There is a real opportunity to take a step forward for the better, both for employers and employees, and learn from past experience.
Thankfully, employees are now better informed of both their statutory and human rights, and are increasingly more willing to invoke them in the workplace at the earliest opportunity.
It is therefore more important than ever that leaders of people are confident and skilled to be able to address these challenges when they first arise. All too often they are placed on the ‘too difficult’ pile, applying the ostrich strategy – stick your head in the sand and hope things will sort themselves out, which of course they never do, they generally mushroom out of control. All too often HR professionals hide behind the policy manual and fail to inform their business leaders that there is a better, and more cost effective, as well as emotionally beneficial solution available to everyone today – mediation.
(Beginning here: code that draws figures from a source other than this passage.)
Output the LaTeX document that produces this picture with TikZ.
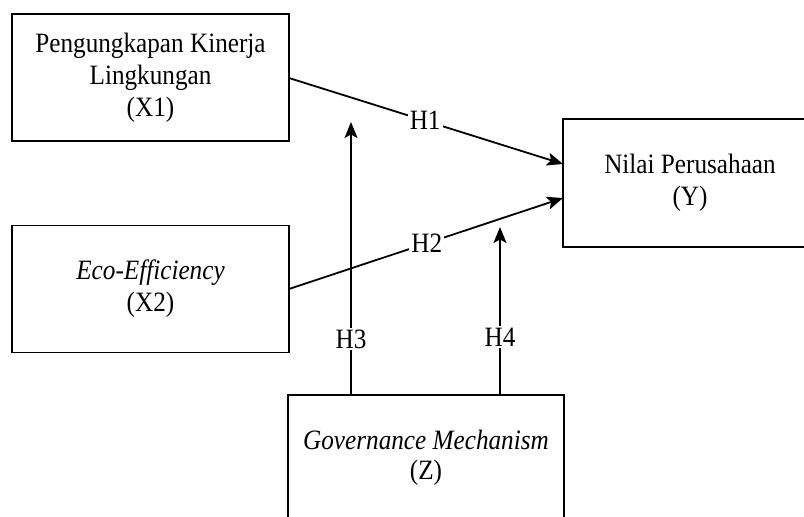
\documentclass[tikz,border=0pt]{standalone}
\usepackage{fontspec}
\setmainfont{Liberation Serif}[FakeStretch=0.9]
\usetikzlibrary{arrows.meta}
\begin{document}
\begin{tikzpicture}[x=1pt,y=-1pt,
  every node/.style={font=\fontsize{28}{32}\selectfont},
  box/.style={draw,line width=1.8pt,rectangle,align=center,inner sep=0pt},
  conn/.style={line width=1.8pt,-{Stealth[length=16pt,width=13pt,inset=3.5pt]}},
  lab/.style={fill=white,inner sep=2pt}]
\clip (0,0) rectangle (804,517);
\fill[white] (0,0) rectangle (804,517);
\node[box,minimum width=277pt,minimum height=127pt] (x1) at (150.5,77.5) {Pengungkapan Kinerja\\Lingkungan\\(X1)};
\node[box,minimum width=277pt,minimum height=127pt] (x2) at (150.5,289) {\textit{Eco-Efficiency}\\(X2)};
\node[box,minimum width=254pt,minimum height=128pt] (y) at (690,183) {Nilai Perusahaan\\(Y)};
\node[box,minimum width=276pt,minimum height=126pt,font=\fontsize{28}{30}\selectfont] (z) at (426,458) {\textit{Governance Mechanism}\\(Z)};
\coordinate (a1) at (289,78);
\coordinate (b1) at (563,164);
\coordinate (a2) at (289,289);
\coordinate (b2) at (563,198);
\coordinate (a3) at (351,395);
\coordinate (b3) at (351,122);
\coordinate (a4) at (500,395);
\coordinate (b4) at (500,227);
\draw[conn] (a1) -- node[lab,pos=0.497] (h1) {H1} (b1);
\draw[conn] (a2) -- node[lab,pos=0.503] (h2) {H2} (b2);
\draw[conn] (a3) -- node[lab,pos=0.205] (h3) {H3} (b3);
\draw[conn] (a4) -- node[lab,pos=0.345] (h4) {H4} (b4);
\end{tikzpicture}
\end{document}
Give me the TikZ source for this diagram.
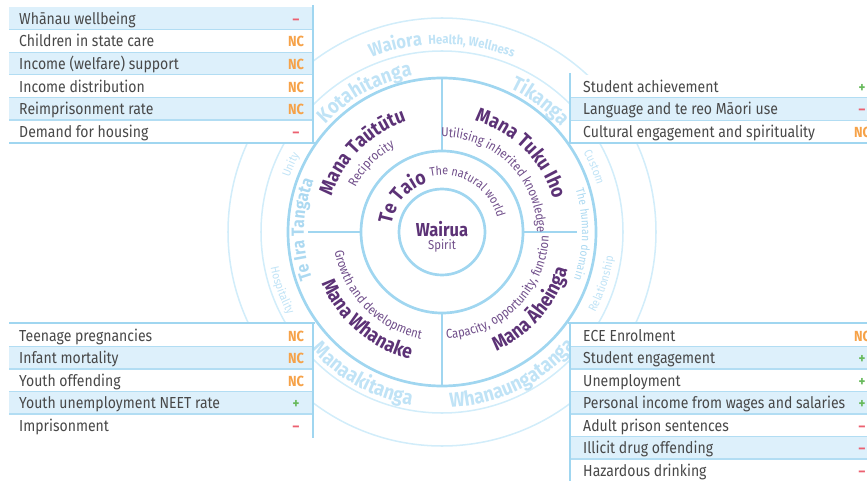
\documentclass[tikz,border=0pt]{standalone}
\usepackage{fontspec}
\setmainfont{Fira Sans}[FakeStretch=0.88]
\usetikzlibrary{decorations.text}

\definecolor{rowblue}{RGB}{221,240,251}
\definecolor{rowline}{RGB}{178,221,243}
\definecolor{wheelblue}{RGB}{160,214,240}
\definecolor{faintblue}{RGB}{210,237,250}
\definecolor{ringtext}{RGB}{192,227,246}
\definecolor{tangata}{RGB}{172,217,241}
\definecolor{manapurple}{RGB}{92,50,118}
\definecolor{subpurple}{RGB}{112,78,138}
\definecolor{itemgrey}{RGB}{72,72,72}
\definecolor{ncorange}{RGB}{246,162,72}
\definecolor{msred}{RGB}{236,96,112}
\definecolor{plgreen}{RGB}{104,186,92}

% trend marks
\newcommand\stNC{\textcolor{ncorange}{NC}}
\newcommand\stMinus{\textcolor{msred}{–}}
\newcommand\stPlus{\textcolor{plgreen}{+}}

% fonts for the wheel
\newcommand\manafont{\fontsize{17}{17}\selectfont\bfseries\color{manapurple}}
\newcommand\manasub{\fontsize{11}{11}\selectfont\color{subpurple}}
\newcommand\ringfont{\fontsize{17.5}{17.5}\selectfont\bfseries\color{ringtext}}
\newcommand\tangfont{\fontsize{15}{15}\selectfont\bfseries\color{tangata}}
\newcommand\tangsub{\fontsize{10}{10}\selectfont\color{tangata}}
\newcommand\smallring{\fontsize{10}{10}\selectfont\color{ringtext}}

% text on an arc: angle, radius, format, text
\newcommand\cwtext[4]{\path[decorate,decoration={text along path,text align=center,text={|#3|#4}}]
  (#1+60:#2) arc[start angle=#1+60,end angle=#1-60,radius=#2];}
\newcommand\ccwtext[4]{\path[decorate,decoration={text along path,text align=center,text={|#3|#4}}]
  (#1-60:#2) arc[start angle=#1-60,end angle=#1+60,radius=#2];}

\begin{document}
\begin{tikzpicture}[x=0.03cm,y=0.03cm,
  wheel/.style={draw=wheelblue,line width=2.3pt},
  faint/.style={draw=faintblue,line width=1.3pt},
  rowsep/.style={draw=rowline,line width=0.9pt},
  border/.style={draw=wheelblue,line width=2.4pt},
  item/.style={anchor=base west,yshift=-5.1pt,inner sep=0pt,text=itemgrey,font=\fontsize{13.6}{15}\selectfont},
  stat/.style={anchor=base,yshift=-5.1pt,inner sep=0pt,font=\fontsize{12.5}{14}\selectfont\bfseries}]
\useasboundingbox (0,0) rectangle (867,-481);

\begin{scope}[shift={(442,-232)}]
% rings
\draw[faint] (0,0) circle[radius=181] (0,0) circle[radius=214];
\draw[wheel] (0,0) circle[radius=43] (0,0) circle[radius=81] (0,0) circle[radius=154];
\draw[wheel] (0,81) -- (0,154) (0,-81) -- (0,-154) (-81,0) -- (-134,0) (81,0) -- (135,0);
% centre
\node[inner sep=0pt,text=manapurple,font=\fontsize{16}{16}\selectfont\bfseries] (wairua) at (0,3) {Wairua};
\node[inner sep=0pt,text=subpurple,font=\fontsize{11}{11}\selectfont] (spirit) at (0,-14) {Spirit};
\cwtext{139}{51}{\fontsize{17}{17}\selectfont\bfseries\color{manapurple}}{Te Taio}
\cwtext{58}{57}{\fontsize{10.5}{10.5}\selectfont\color{subpurple}}{The natural world}
% the four mana
\cwtext{135}{116}{\manafont}{Mana Taūtūtu}
\cwtext{136}{97}{\manasub}{Reciprocity}
\cwtext{45}{116}{\manafont}{Mana Tuku Iho}
\cwtext{45}{95}{\manasub}{Utilising inherited knowledge}
\ccwtext{-41}{131}{\manafont}{Mana Āheinga}
\ccwtext{-45}{107}{\manasub}{Capacity, opportunity, function}
\ccwtext{229.5}{131}{\manafont}{Mana Whanake}
\ccwtext{224.5}{109}{\manasub}{Growth and development}
\cwtext{179}{138}{\tangfont}{Te Ira Tangata}
\cwtext{-1}{140}{\tangsub}{The human domain}
% outer bands
\cwtext{119}{159}{\ringfont}{Kotahitanga}
\cwtext{53}{159}{\ringfont}{Tikanga}
\ccwtext{241}{176}{\ringfont}{Manaakitanga}
\ccwtext{296}{176}{\ringfont}{Whanaungatanga}
\cwtext{156}{162}{\smallring}{Unity}
\cwtext{23}{162}{\smallring}{Custom}
\ccwtext{200}{175}{\smallring}{Hospitality}
\ccwtext{-18}{173}{\smallring}{Relationship}
\cwtext{104}{188}{\fontsize{16}{16}\selectfont\bfseries\color{ringtext}}{Waiora}
\cwtext{81}{188}{\fontsize{11}{11}\selectfont\bfseries\color{ringtext}}{Health, Wellness}
\end{scope}

% top left table
\foreach \f/\t/\s [count=\i] in {rowblue/Whānau wellbeing/\stMinus, white/Children in state care/\stNC,
  rowblue/Income (welfare) support/\stNC, white/Income distribution/\stNC,
  rowblue/Reimprisonment rate/\stNC, white/Demand for housing/\stMinus}{
  \fill[\f] (9,{-7-(\i-1)*22.6}) rectangle (313,{-7-\i*22.6});
  \node[item] (tl\i) at (19,{-7-(\i-0.5)*22.6}) {\t};
  \node[stat] (tls\i) at (296,{-7-(\i-0.5)*22.6}) {\s};
}
\foreach \i in {1,...,5} \draw[rowsep] (9,{-7-\i*22.6}) -- (313,{-7-\i*22.6});
\draw[border] (9,-143) -- (315,-143) (313,-5) -- (313,-144);

% top right table
\foreach \f/\t/\s [count=\i] in {white/Student achievement/\stPlus,
  rowblue/Language and te reo Māori use/\stMinus, white/Cultural engagement and spirituality/\stNC}{
  \fill[\f] (570,{-75-(\i-1)*22.6}) rectangle (867,{-75-\i*22.6});
  \node[item] (tr\i) at (583,{-75-(\i-0.5)*22.6}) {\t};
  \node[stat] (trs\i) at (862,{-75-(\i-0.5)*22.6}) {\s};
}
\foreach \i in {1,2} \draw[rowsep] (570,{-75-\i*22.6}) -- (867,{-75-\i*22.6});
\draw[border] (568,-143) -- (867,-143) (570,-73) -- (570,-144);

% bottom left table
\foreach \f/\t/\s [count=\i] in {white/Teenage pregnancies/\stNC, rowblue/Infant mortality/\stNC,
  white/Youth offending/\stNC, rowblue/Youth unemployment NEET rate/\stPlus, white/Imprisonment/\stMinus}{
  \fill[\f] (9,{-324-(\i-1)*22.5}) rectangle (313,{-324-\i*22.5});
  \node[item] (bl\i) at (19,{-324-(\i-0.5)*22.5}) {\t};
  \node[stat] (bls\i) at (296,{-324-(\i-0.5)*22.5}) {\s};
}
\foreach \i in {1,...,4} \draw[rowsep] (9,{-324-\i*22.5}) -- (313,{-324-\i*22.5});
\draw[border] (9,-323) -- (315,-323) (313,-322) -- (313,-438);

% bottom right table
\foreach \f/\t/\s [count=\i] in {white/ECE Enrolment/\stNC, rowblue/Student engagement/\stPlus,
  white/Unemployment/\stPlus, rowblue/Personal income from wages and salaries/\stPlus,
  white/Adult prison sentences/\stMinus, rowblue/Illicit drug offending/\stMinus,
  white/Hazardous drinking/\stMinus}{
  \fill[\f] (570,{-324-(\i-1)*22.5}) rectangle (867,{-324-\i*22.5});
  \node[item] (br\i) at (583,{-324-(\i-0.5)*22.5}) {\t};
  \node[stat] (brs\i) at (862,{-324-(\i-0.5)*22.5}) {\s};
}
\foreach \i in {1,...,6} \draw[rowsep] (570,{-324-\i*22.5}) -- (867,{-324-\i*22.5});
\draw[border] (568,-323) -- (867,-323) (570,-322) -- (570,-481);
\end{tikzpicture}
\end{document}
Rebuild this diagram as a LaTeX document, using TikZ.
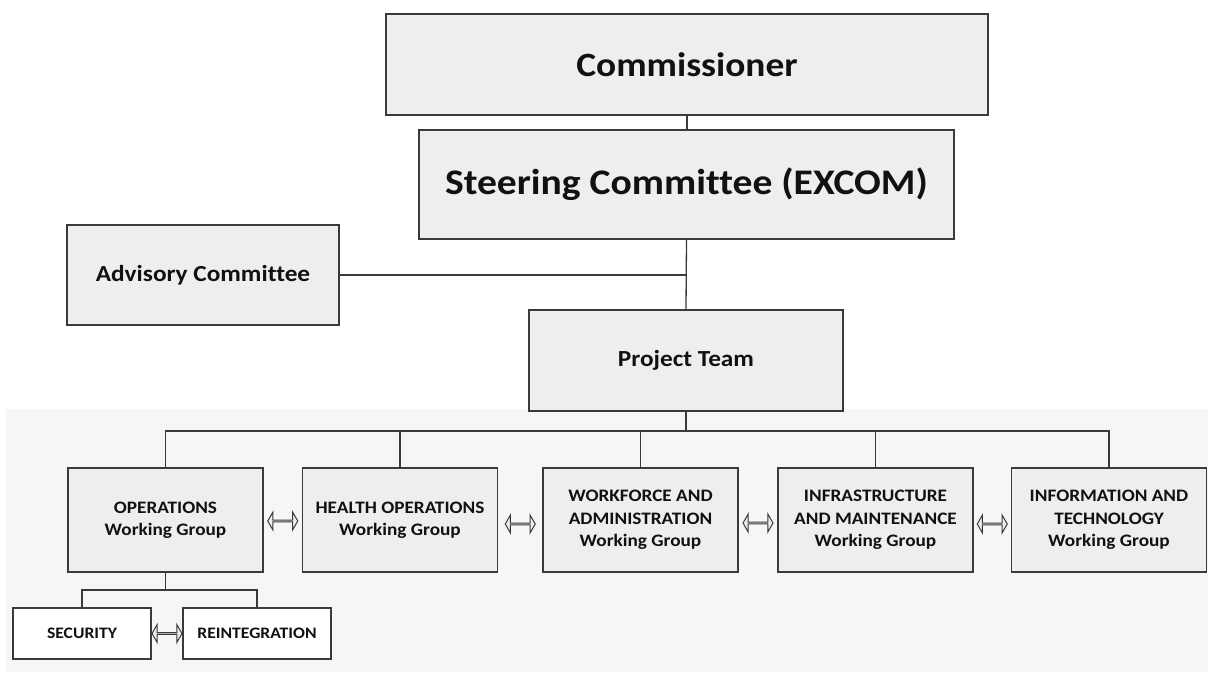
\documentclass[tikz,border=0pt]{standalone}
\usepackage{fontspec}
\setmainfont{Carlito}[FakeStretch=1.1, Ligatures=CommonOff]
\usetikzlibrary{calc,shapes.arrows}
\definecolor{boxfill}{HTML}{EEEEEE}
\definecolor{bgfill}{HTML}{F6F6F6}
\definecolor{linec}{HTML}{3A3A3A}
\definecolor{txt}{HTML}{111111}
\tikzset{
  orgbox/.style={draw=linec, line width=1.3pt, fill=boxfill, inner sep=0pt, align=center, text=txt},
  wgbox/.style={orgbox, minimum width=195pt, minimum height=104pt, font=\bfseries\fontsize{17.5}{22.5}\selectfont},
  subbox/.style={orgbox, fill=white, minimum height=51pt, font=\bfseries\fontsize{16}{20}\selectfont},
  conn/.style={draw=linec, line width=1.3pt},
  dblarrow/.style={double arrow, draw=linec, line width=1pt, fill=boxfill, minimum height=30pt, minimum width=18pt, double arrow head extend=4.5pt, double arrow head indent=0pt, double arrow tip angle=120, inner sep=0pt}
}
\begin{document}
\begin{tikzpicture}[x=1pt,y=-1pt]
\useasboundingbox (0,0) rectangle (1208,675);
\fill[bgfill] (6,409) rectangle (1208,672);

\node[orgbox, minimum width=602pt, minimum height=101pt, font=\bfseries\fontsize{34}{40}\selectfont] (comm) at (687,64.5) {Commissioner};
\node[orgbox, minimum width=535pt, minimum height=109pt, font=\bfseries\fontsize{36}{42}\selectfont] (steer) at (686.5,184.5) {Steering Committee (EXCOM)};
\node[orgbox, minimum width=272pt, minimum height=100pt, font=\bfseries\fontsize{23}{28}\selectfont] (adv) at (203,275) {Advisory Committee};
\node[orgbox, minimum width=314pt, minimum height=101pt, font=\bfseries\fontsize{23}{28}\selectfont] (proj) at (686,360.5) {Project Team};

\node[wgbox] (ops) at (165.5,520) {OPERATIONS\\Working Group};
\node[wgbox] (health) at (400,520) {HEALTH OPERATIONS\\Working Group};
\node[wgbox] (work) at (640.5,520) {WORKFORCE AND\\ADMINISTRATION\\Working Group};
\node[wgbox] (infra) at (875.5,520) {INFRASTRUCTURE\\AND MAINTENANCE\\Working Group};
\node[wgbox] (info) at (1109,520) {INFORMATION AND\\TECHNOLOGY\\Working Group};

\node[subbox, minimum width=138pt] (sec) at (82,633.5) {SECURITY};
\node[subbox, minimum width=148pt] (rei) at (257,633.5) {REINTEGRATION};

\coordinate (busy) at (0,431);
\coordinate (suby) at (0,590);

\draw[conn] (comm.south) -- (comm.south |- steer.north);
\draw[conn] (steer.south) -- (proj.north);
\draw[conn] (adv.east) -- (adv.east -| proj.north);
\draw[conn] (proj.south) -- (proj.south |- busy);
\draw[conn] (ops.north) -- (ops.north |- busy) -- (info.north |- busy) -- (info.north);
\draw[conn] (health.north) -- (health.north |- busy);
\draw[conn] (work.north) -- (work.north |- busy);
\draw[conn] (infra.north) -- (infra.north |- busy);
\draw[conn] (ops.south) -- (ops.south |- suby);
\draw[conn] (sec.north) -- (sec.north |- suby) -- (rei.north |- suby) -- (rei.north);

\node[dblarrow] (a1) at ($(ops.east)!0.5!(health.west)+(0,1)$) {};
\node[dblarrow] (a2) at ($(health.east)!0.5!(work.west)+(0,4)$) {};
\node[dblarrow] (a3) at ($(work.east)!0.5!(infra.west)+(0,3)$) {};
\node[dblarrow] (a4) at ($(infra.east)!0.5!(info.west)+(0,4)$) {};
\node[dblarrow] (a5) at ($(sec.east)!0.5!(rei.west)$) {};
\end{tikzpicture}
\end{document}
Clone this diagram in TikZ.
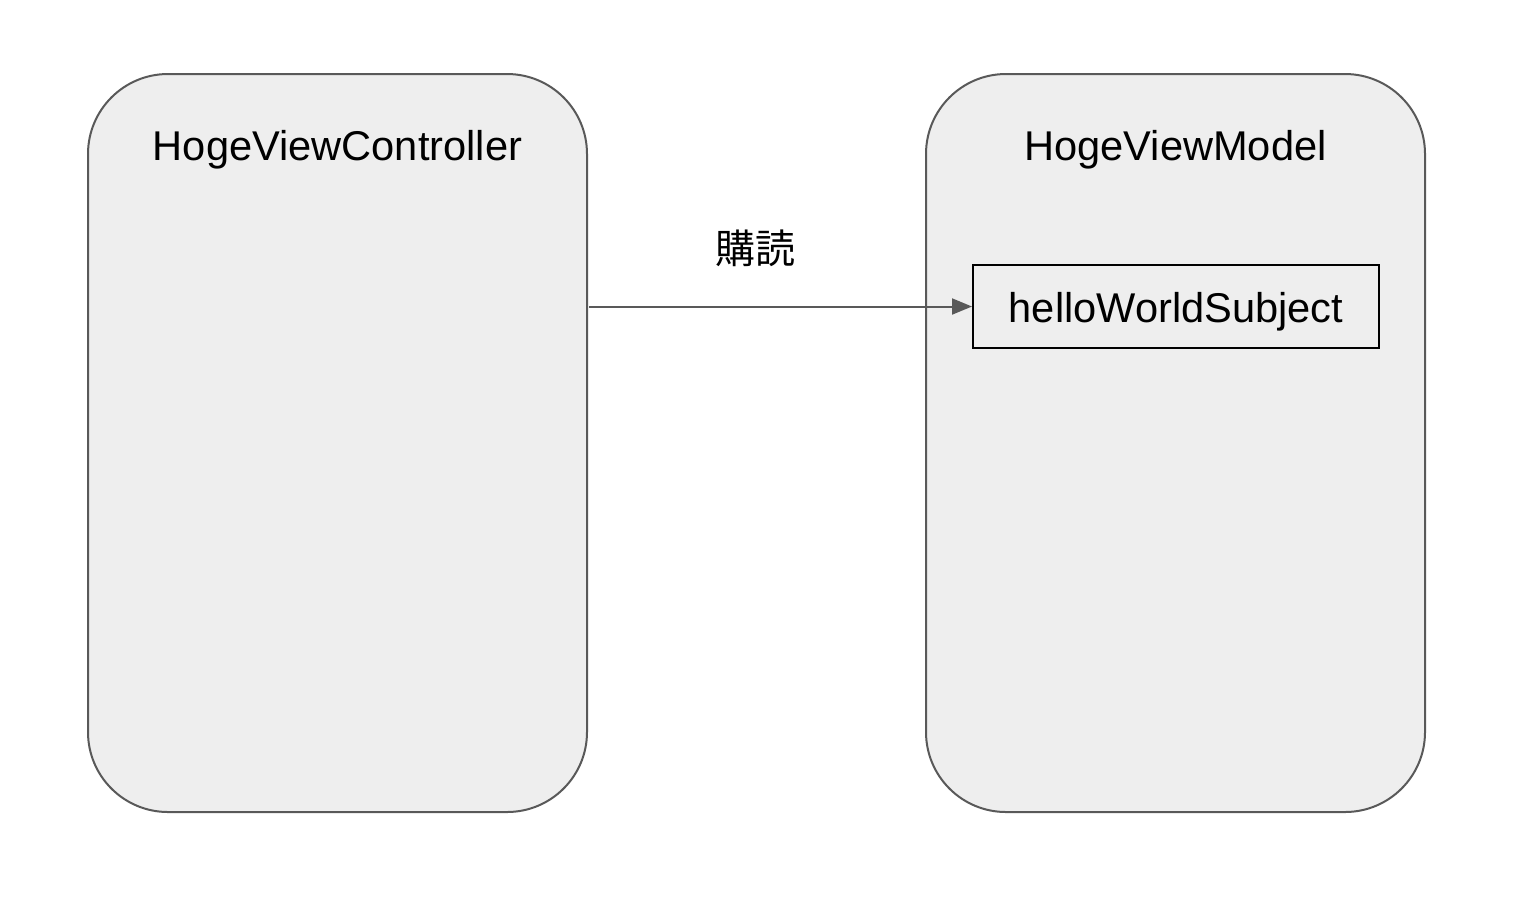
\documentclass[tikz,border=0pt]{standalone}
\usepackage{fontspec}
\setmainfont{Liberation Sans}
\newfontfamily\cjk{Noto Sans CJK JP}
\usetikzlibrary{arrows.meta}
\definecolor{boxfill}{HTML}{EEEEEE}
\definecolor{boxline}{HTML}{595959}
\tikzset{
  container/.style={draw=boxline, fill=boxfill, line width=1pt, rounded corners=40pt},
  inner/.style={draw=black, fill=boxfill, line width=1pt, minimum width=203pt, minimum height=41.5pt, inner sep=0pt},
  title/.style={anchor=base, inner sep=0pt, font=\fontsize{20.8pt}{24pt}\selectfont},
  conn/.style={draw=boxline, line width=1pt, -{Triangle[length=10pt,width=8pt]}},
  lbl/.style={inner sep=0pt, font=\cjk\fontsize{20pt}{24pt}\selectfont}
}
\begin{document}
\begin{tikzpicture}[x=0.5pt,y=-0.5pt]
\useasboundingbox (0,0) rectangle (1518,912);
\draw[container] (88,74) rectangle (587,812);
\draw[container] (926,74) rectangle (1425,812);
\node[title] (hvc) at (337.5,160) {HogeViewController};
\node[title] (hvm) at (1175.5,160) {HogeViewModel};
\node[inner] (subj) at (1176,306.5) {};
\node[title] (subjlbl) at (1176,322) {helloWorldSubject};
\coordinate (src) at (589,306.5);
\draw[conn] (src) -- (subj.west);
\node[lbl] (sub) at (755,248) {購読};
\end{tikzpicture}
\end{document}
I have been an advocate of workplace mediation for many years and have successfully implemented a number of workplace mediation schemes – to me it is a ‘no-brainer’. The process can literally change lives for the better and can impact positively on the organisation or business culture. In my 30 year career in Human Resources the establishment of the workplace mediation programmes that I have created have been my most singularly positive achievement. This is to a large extent thanks to the full cooperation of the trade union colleagues who supported my vision that there must be a better way to address workplace conflict.
I trust that ACAS will be lobbying hard to bring about some major change to managing the future of workplace conflict and that business, professional associations, trade union bodies will unite in seeking a more effective solution. I am really puzzled to understand why, when an alternative approach is available, with clear evidence to demonstrate its success and effectiveness, there still appears to be so much apathy to change from a regime that is ineffective, expensive, destructive and divisive.
However, I am an optimist, and happy to take up the challenge to continue to influence when and where I can and send out the offer to any business leader who is seeking a better way of working that a more mindful way to sort out workplace differences does exist and also, has brilliant financial benefits – I hope this is not an opportunity missed.